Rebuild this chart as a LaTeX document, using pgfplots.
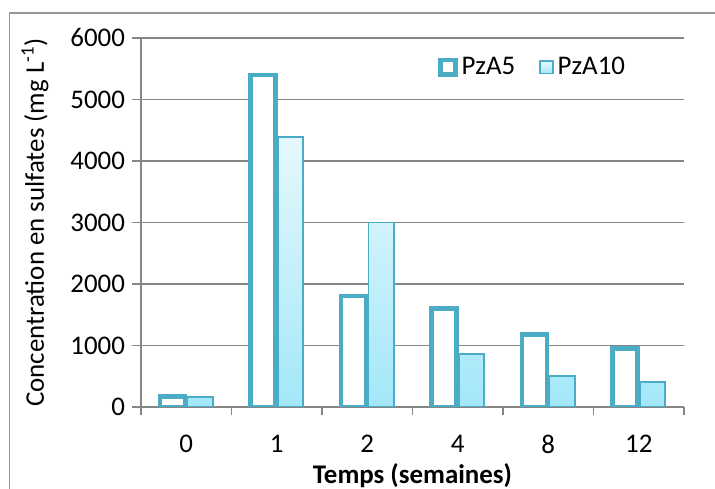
\documentclass[border=0pt]{standalone}
\usepackage{fontspec}
\setmainfont{Carlito}
\usepackage{pgfplots}
\pgfplotsset{compat=1.18}
\definecolor{aqua}{RGB}{75,172,198}
\definecolor{gridgray}{RGB}{134,134,134}
\definecolor{frame}{RGB}{150,150,150}
\definecolor{lighttop}{RGB}{230,248,253}
\definecolor{lightbot}{RGB}{163,231,249}
\begin{document}
\begin{tikzpicture}
\useasboundingbox (0,0) rectangle (357.5bp,244.5bp);
\draw[frame, line width=0.6bp] (4.6bp,-10bp) -- (4.6bp,238bp) -- (400bp,238bp);
\begin{axis}[
  at={(70.5bp,41bp)}, anchor=south west,
  scale only axis, width=271.5bp, height=184.5bp,
  font=\fontsize{13.5}{16}\selectfont,
  /pgf/number format/assume math mode=true,
  ybar, bar width=12.6bp,
  xmin=-0.5, xmax=5.5, ymin=0, ymax=6000,
  xtick={0,1,2,3,4,5},
  xticklabels={0,1,2,4,8,12},
  xticklabel style={yshift=-6bp},
  minor xtick={-0.5,0.5,1.5,2.5,3.5,4.5,5.5},
  major x tick style={draw=none},
  minor x tick style={gridgray, line width=0.75bp},
  minor tick length=4bp,
  ytick={0,1000,...,6000},
  yticklabel style={/pgf/number format/1000 sep={}},
  y tick style={gridgray, line width=0.75bp},
  major tick length=4.5bp,
  tick align=outside,
  axis x line*=bottom, axis y line*=left,
  axis line style={gridgray, line width=0.75bp},
  ymajorgrids, grid style={gridgray, line width=0.75bp},
  every axis x label/.style={at={(axis description cs:0.5,0)}, anchor=center, yshift=-34.5bp, font=\fontsize{13.5}{16}\selectfont\bfseries},
  every axis y label/.style={at={(axis description cs:0,0.5)}, xshift=-53bp, rotate=90, anchor=center, font=\fontsize{13.5}{16}\selectfont},
  xlabel={Temps (semaines)},
  ylabel={Concentration en sulfates (mg L\textsuperscript{-1})},
  legend columns=2,
  legend style={at={(axis description cs:0.547,0.921)}, anchor=west, draw=none, fill=none, inner sep=0pt,
    font=\fontsize{13.5}{16}\selectfont,
    /tikz/every even column/.append style={column sep=10bp}},
]
\addplot[draw=aqua, fill=white, line width=2.15bp, bar shift=-6.9bp,
  legend image code/.code={\draw[draw=aqua, fill=white, line width=2.15bp] (0bp,-3.7bp) rectangle (7.4bp,3.7bp);}]
  coordinates {(0,170) (1,5400) (2,1800) (3,1600) (4,1180) (5,950)};
\addlegendentry{PzA5}
\addplot[draw=aqua, top color=lighttop, bottom color=lightbot, line width=0.85bp, bar shift=6.9bp,
  legend image code/.code={\draw[draw=aqua, top color=lighttop, bottom color=lightbot, line width=0.85bp] (0bp,-3.2bp) rectangle (6.4bp,3.2bp);}]
  coordinates {(0,160) (1,4390) (2,3000) (3,860) (4,500) (5,410)};
\addlegendentry{PzA10}
\end{axis}
\end{tikzpicture}
\end{document}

• Your instructions:
Keep the pictures out of the copy and return the rest of the data above exactly.

• The solution:
Rebuild this chart as a LaTeX document, using pgfplots.
\documentclass[border=0pt]{standalone}
\usepackage{fontspec}
\setmainfont{Carlito}
\usepackage{pgfplots}
\pgfplotsset{compat=1.18}
\definecolor{aqua}{RGB}{75,172,198}
\definecolor{gridgray}{RGB}{134,134,134}
\definecolor{frame}{RGB}{150,150,150}
\definecolor{lighttop}{RGB}{230,248,253}
\definecolor{lightbot}{RGB}{163,231,249}
\begin{document}
\begin{tikzpicture}
\useasboundingbox (0,0) rectangle (357.5bp,244.5bp);
\draw[frame, line width=0.6bp] (4.6bp,-10bp) -- (4.6bp,238bp) -- (400bp,238bp);
\begin{axis}[
  at={(70.5bp,41bp)}, anchor=south west,
  scale only axis, width=271.5bp, height=184.5bp,
  font=\fontsize{13.5}{16}\selectfont,
  /pgf/number format/assume math mode=true,
  ybar, bar width=12.6bp,
  xmin=-0.5, xmax=5.5, ymin=0, ymax=6000,
  xtick={0,1,2,3,4,5},
  xticklabels={0,1,2,4,8,12},
  xticklabel style={yshift=-6bp},
  minor xtick={-0.5,0.5,1.5,2.5,3.5,4.5,5.5},
  major x tick style={draw=none},
  minor x tick style={gridgray, line width=0.75bp},
  minor tick length=4bp,
  ytick={0,1000,...,6000},
  yticklabel style={/pgf/number format/1000 sep={}},
  y tick style={gridgray, line width=0.75bp},
  major tick length=4.5bp,
  tick align=outside,
  axis x line*=bottom, axis y line*=left,
  axis line style={gridgray, line width=0.75bp},
  ymajorgrids, grid style={gridgray, line width=0.75bp},
  every axis x label/.style={at={(axis description cs:0.5,0)}, anchor=center, yshift=-34.5bp, font=\fontsize{13.5}{16}\selectfont\bfseries},
  every axis y label/.style={at={(axis description cs:0,0.5)}, xshift=-53bp, rotate=90, anchor=center, font=\fontsize{13.5}{16}\selectfont},
  xlabel={Temps (semaines)},
  ylabel={Concentration en sulfates (mg L\textsuperscript{-1})},
  legend columns=2,
  legend style={at={(axis description cs:0.547,0.921)}, anchor=west, draw=none, fill=none, inner sep=0pt,
    font=\fontsize{13.5}{16}\selectfont,
    /tikz/every even column/.append style={column sep=10bp}},
]
\addplot[draw=aqua, fill=white, line width=2.15bp, bar shift=-6.9bp,
  legend image code/.code={\draw[draw=aqua, fill=white, line width=2.15bp] (0bp,-3.7bp) rectangle (7.4bp,3.7bp);}]
  coordinates {(0,170) (1,5400) (2,1800) (3,1600) (4,1180) (5,950)};
\addlegendentry{PzA5}
\addplot[draw=aqua, top color=lighttop, bottom color=lightbot, line width=0.85bp, bar shift=6.9bp,
  legend image code/.code={\draw[draw=aqua, top color=lighttop, bottom color=lightbot, line width=0.85bp] (0bp,-3.2bp) rectangle (6.4bp,3.2bp);}]
  coordinates {(0,160) (1,4390) (2,3000) (3,860) (4,500) (5,410)};
\addlegendentry{PzA10}
\end{axis}
\end{tikzpicture}
\end{document}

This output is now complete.